Giản Định Đế (1407-1409)

A younger son of the late emperor Tran Nghe Ton, Trần Ngỗi rises his banner in 1406, proclaimed himself Giang Dinh emperor and started a revolt. His base first centered in the province of Ninh Binh and was supported by Tran Trieu Co, a mandarin under the late Tran dynasty.

Lacking the materials and poorly managed, he was defeated, abandoned Ninh Binh and fled further south into the province of Thanh Hoa. Here he met Dang Tat who at that same time was waging a revolt also against the administration of the Ming. Dang Tat was high ranking official under the Tran dynasty. The ranking and followers of Giang Dinh together with Dang Tat keep swelling and gained more and more support from the Viet people since 1408.

Gathering momentum and popularity, Giang Dinh moved further north with a small army, defeated the Ming in a battle at Bo Co in which Lu Nghi, a Ming general, was fatally wounded.

Giang Dinh, victorious, would like to wage wars further north, right into Thang Long, the capital. But Dang Tat, his lieutenant, stopped him and advised him not to, judging that his army is still small, ill-organized and does not have enough weaponry, or supply for a long war. Another advocate with him, Nguyen Canh Chan, a former minor general under the Tran, also pleaded not to wage a bigger war with the Ming who at that time still control most of the territories. However, Giang Dinh, not taking any advise, is riding on his pride. He soon has his 2 best lieutenants both Nguyen Canh Chan and Dang Tat arrested and killed, causing a dissension in his army and revolt.

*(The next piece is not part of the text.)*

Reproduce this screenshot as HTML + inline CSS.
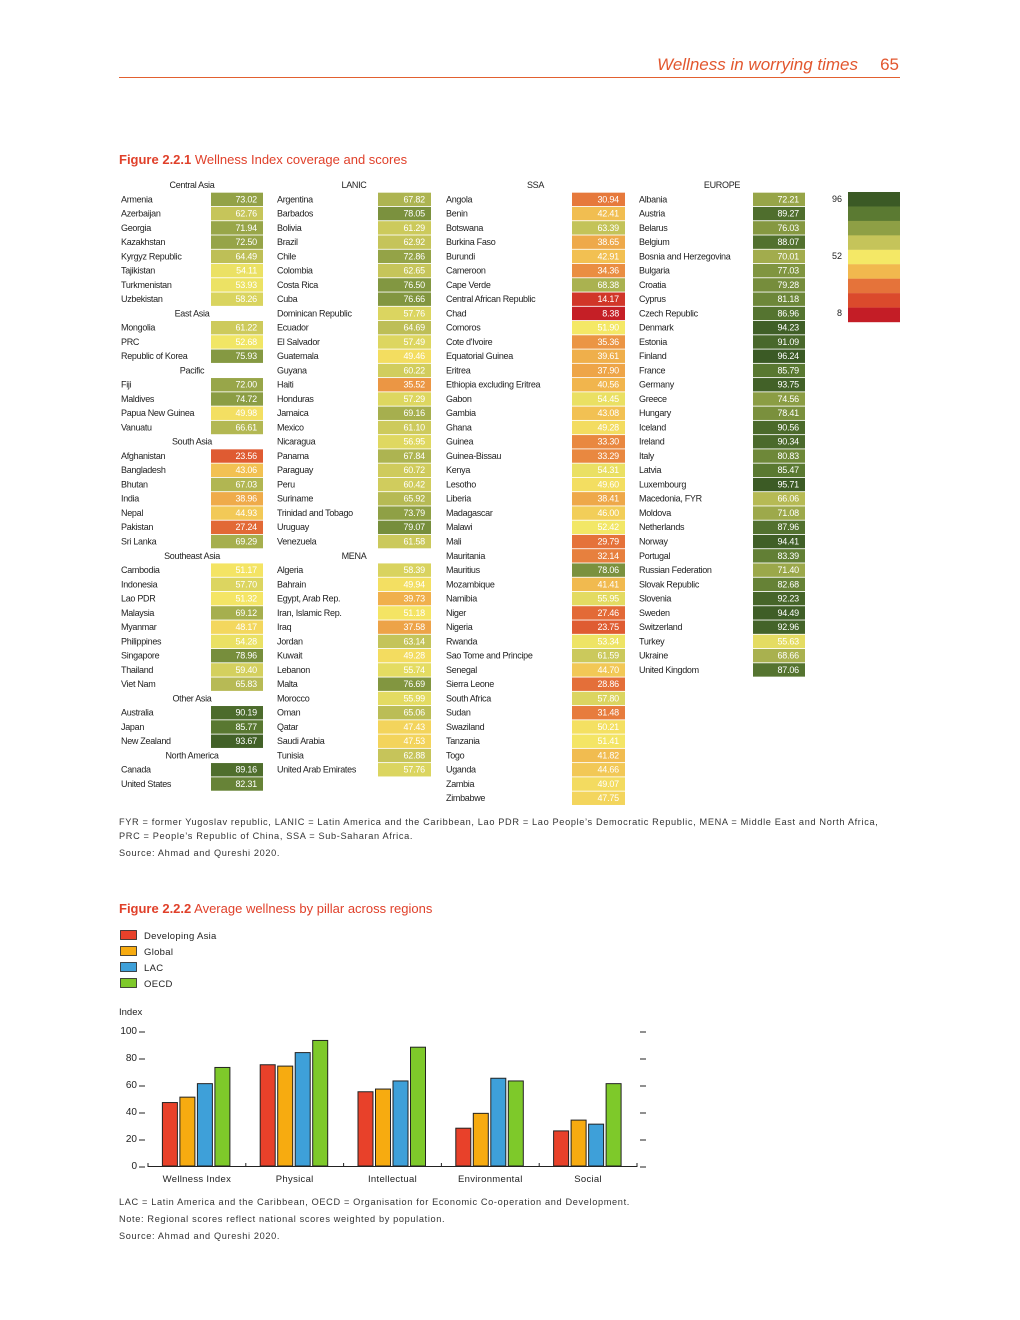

Giang Dinh moved along with his plan, revolt and continued waging wars with the Ming until he was captured by the Ming and slain around 1410.

Trần Quý Khoáng (1409-1413)

Meanwhile the other side who supported Dang Tat and Nguyen Canh Chan, now has 2 new figures: Dang Dung and Nguyen Canh Di, both are sons of Dang Tat and Nguyen Chan respectively. These 2 men search for a new master. They found Tran Quy Khoang, a nephew of the late emperor Tran Nghe Tong.

It is real sad to say even within the ranks of the rebellions, there are rifts and disagreements instead of unity. Tran Quy Khoang on his side waged war against the Ming invaders. On the other side, Giang Dinh De has his.

Knowing the rift and weakness of the revolt, the Ming took the initiative to attack Thanh Hoa and Nghe An in 1413. That proved disastrous for Tran Quy Khoang. Both Giang Dinh and Tran Quy Khoang retreated to the mountains and forests. Their situation is going bleak, not enough supplies. The flame of their resistance faded, and faded. Tran Quy Khoang was captured together with his whole clan in 1413. He committed suicide.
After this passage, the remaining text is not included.